[START Exercise data]

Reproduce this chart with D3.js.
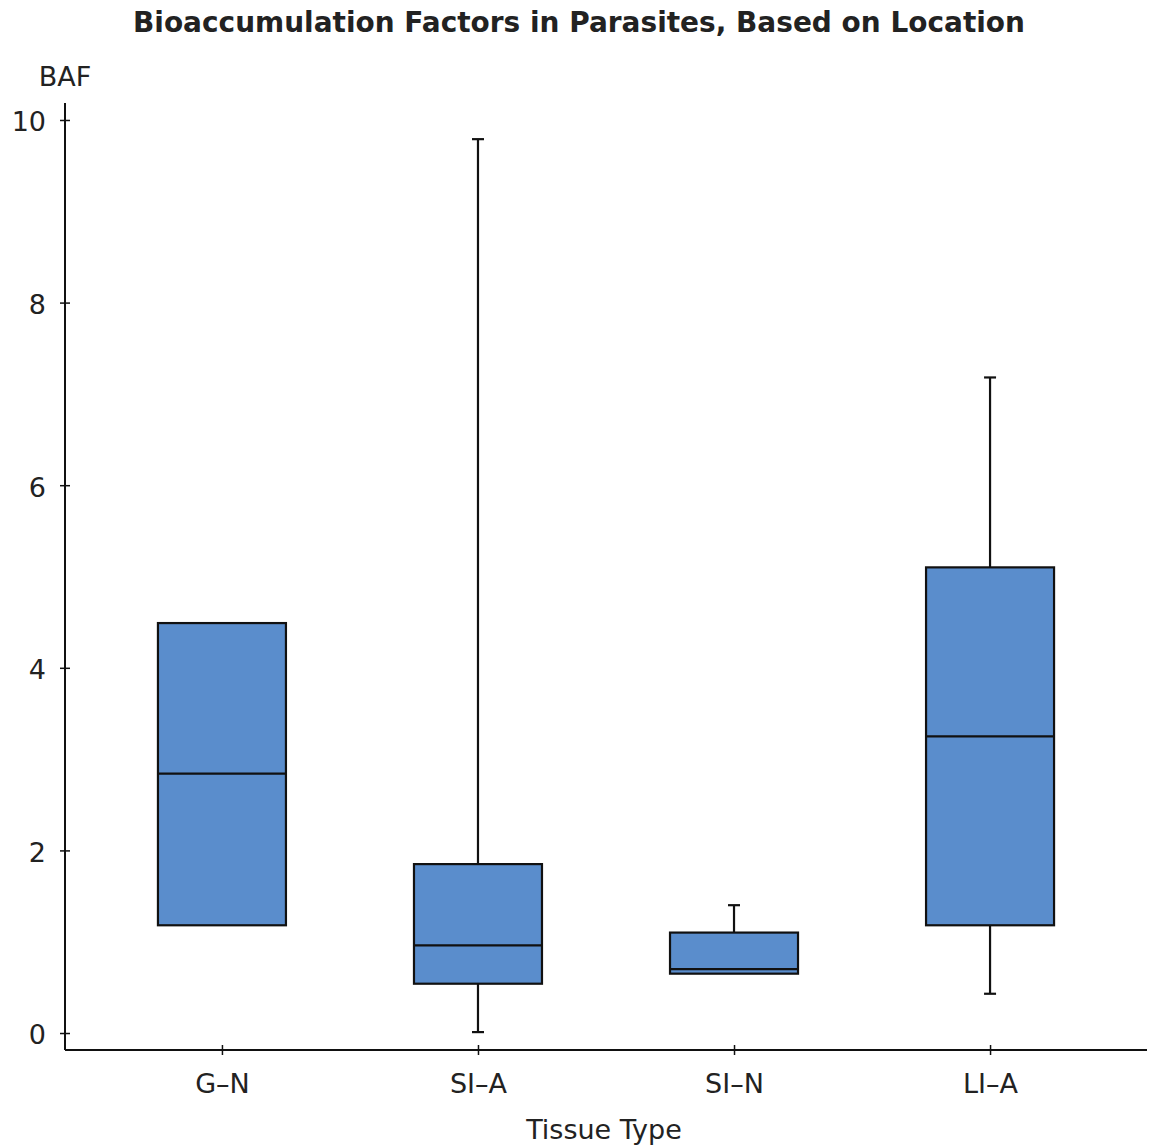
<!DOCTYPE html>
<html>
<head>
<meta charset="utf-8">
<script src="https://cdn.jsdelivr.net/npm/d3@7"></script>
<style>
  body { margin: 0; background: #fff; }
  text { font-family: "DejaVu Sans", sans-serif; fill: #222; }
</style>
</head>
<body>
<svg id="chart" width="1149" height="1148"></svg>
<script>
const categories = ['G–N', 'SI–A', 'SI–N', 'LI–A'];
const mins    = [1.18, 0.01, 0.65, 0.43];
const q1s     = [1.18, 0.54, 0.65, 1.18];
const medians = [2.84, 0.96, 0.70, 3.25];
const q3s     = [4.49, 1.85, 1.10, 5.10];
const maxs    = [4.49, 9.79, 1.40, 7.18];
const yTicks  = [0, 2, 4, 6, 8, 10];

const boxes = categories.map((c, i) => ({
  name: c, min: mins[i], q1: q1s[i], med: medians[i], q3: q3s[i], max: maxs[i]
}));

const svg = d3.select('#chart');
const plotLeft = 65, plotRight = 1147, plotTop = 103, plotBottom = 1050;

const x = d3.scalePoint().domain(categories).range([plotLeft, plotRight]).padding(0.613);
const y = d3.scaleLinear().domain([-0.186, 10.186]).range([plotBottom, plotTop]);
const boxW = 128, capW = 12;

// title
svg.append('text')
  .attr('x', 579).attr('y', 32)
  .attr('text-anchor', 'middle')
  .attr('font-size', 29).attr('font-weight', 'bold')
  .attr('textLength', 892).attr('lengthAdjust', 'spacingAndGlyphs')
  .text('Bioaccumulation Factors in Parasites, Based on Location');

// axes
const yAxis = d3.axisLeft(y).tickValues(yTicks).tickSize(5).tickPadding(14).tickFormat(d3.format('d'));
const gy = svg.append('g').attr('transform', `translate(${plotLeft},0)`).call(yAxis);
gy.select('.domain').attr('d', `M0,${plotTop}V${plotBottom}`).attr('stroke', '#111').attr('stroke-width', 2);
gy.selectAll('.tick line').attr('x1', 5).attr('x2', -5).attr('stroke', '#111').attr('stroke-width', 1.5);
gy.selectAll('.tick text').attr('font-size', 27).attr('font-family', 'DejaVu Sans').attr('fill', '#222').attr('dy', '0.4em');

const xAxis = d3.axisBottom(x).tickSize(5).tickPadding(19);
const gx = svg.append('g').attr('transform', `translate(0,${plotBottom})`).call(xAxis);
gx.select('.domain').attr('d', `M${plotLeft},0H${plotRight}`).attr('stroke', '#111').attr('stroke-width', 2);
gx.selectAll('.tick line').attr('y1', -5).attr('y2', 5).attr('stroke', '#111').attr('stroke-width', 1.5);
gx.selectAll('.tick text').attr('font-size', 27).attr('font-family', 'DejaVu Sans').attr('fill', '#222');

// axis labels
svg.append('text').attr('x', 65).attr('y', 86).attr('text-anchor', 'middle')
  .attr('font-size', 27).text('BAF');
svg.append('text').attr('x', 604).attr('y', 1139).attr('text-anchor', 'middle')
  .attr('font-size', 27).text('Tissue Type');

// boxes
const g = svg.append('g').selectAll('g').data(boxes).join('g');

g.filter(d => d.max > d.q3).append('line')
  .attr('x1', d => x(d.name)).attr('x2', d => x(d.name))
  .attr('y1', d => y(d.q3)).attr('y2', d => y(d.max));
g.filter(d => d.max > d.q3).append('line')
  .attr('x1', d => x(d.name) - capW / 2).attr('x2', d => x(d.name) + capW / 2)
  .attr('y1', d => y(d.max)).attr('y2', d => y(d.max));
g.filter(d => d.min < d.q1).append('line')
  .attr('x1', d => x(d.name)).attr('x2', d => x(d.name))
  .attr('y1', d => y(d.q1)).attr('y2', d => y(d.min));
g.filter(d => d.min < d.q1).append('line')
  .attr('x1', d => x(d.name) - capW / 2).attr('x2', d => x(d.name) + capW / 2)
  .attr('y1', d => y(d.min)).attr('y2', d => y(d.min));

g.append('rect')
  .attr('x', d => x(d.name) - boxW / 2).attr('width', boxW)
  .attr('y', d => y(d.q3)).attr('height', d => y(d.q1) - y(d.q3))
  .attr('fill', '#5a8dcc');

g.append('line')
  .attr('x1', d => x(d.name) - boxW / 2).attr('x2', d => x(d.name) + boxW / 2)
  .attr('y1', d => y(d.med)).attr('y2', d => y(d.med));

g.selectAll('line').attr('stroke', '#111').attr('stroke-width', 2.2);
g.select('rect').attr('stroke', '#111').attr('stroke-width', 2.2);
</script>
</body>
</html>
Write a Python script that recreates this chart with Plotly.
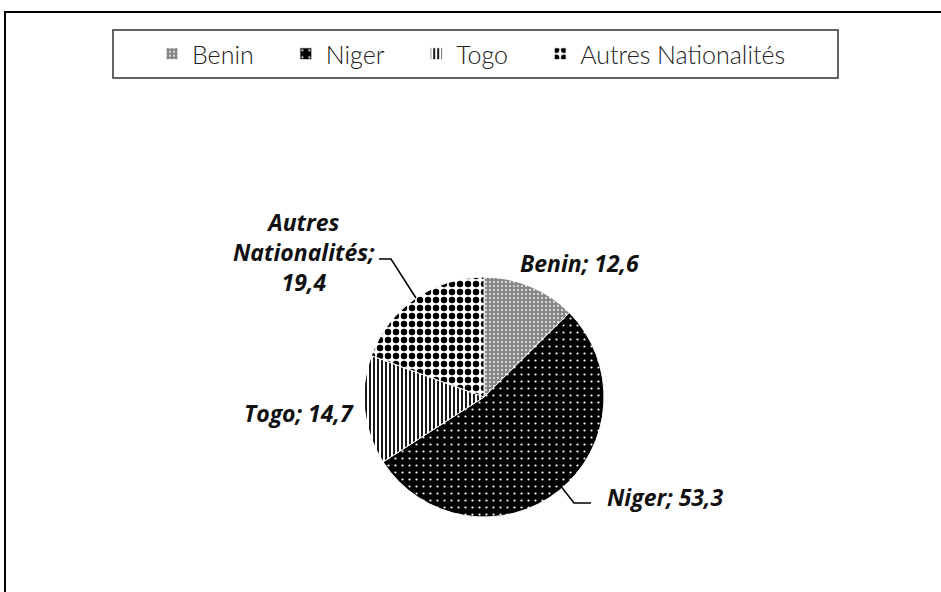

[END Exercise data]

> **What is required**
Would you reproduce the lines above, from the very first through the line containing "4, 6, 8, 10];", exactly and without the pictures?

> **Finished task**
Reproduce this chart with D3.js.
<!DOCTYPE html>
<html>
<head>
<meta charset="utf-8">
<script src="https://cdn.jsdelivr.net/npm/d3@7"></script>
<style>
  body { margin: 0; background: #fff; }
  text { font-family: "DejaVu Sans", sans-serif; fill: #222; }
</style>
</head>
<body>
<svg id="chart" width="1149" height="1148"></svg>
<script>
const categories = ['G–N', 'SI–A', 'SI–N', 'LI–A'];
const mins    = [1.18, 0.01, 0.65, 0.43];
const q1s     = [1.18, 0.54, 0.65, 1.18];
const medians = [2.84, 0.96, 0.70, 3.25];
const q3s     = [4.49, 1.85, 1.10, 5.10];
const maxs    = [4.49, 9.79, 1.40, 7.18];
const yTicks  = [0, 2, 4, 6, 8, 10];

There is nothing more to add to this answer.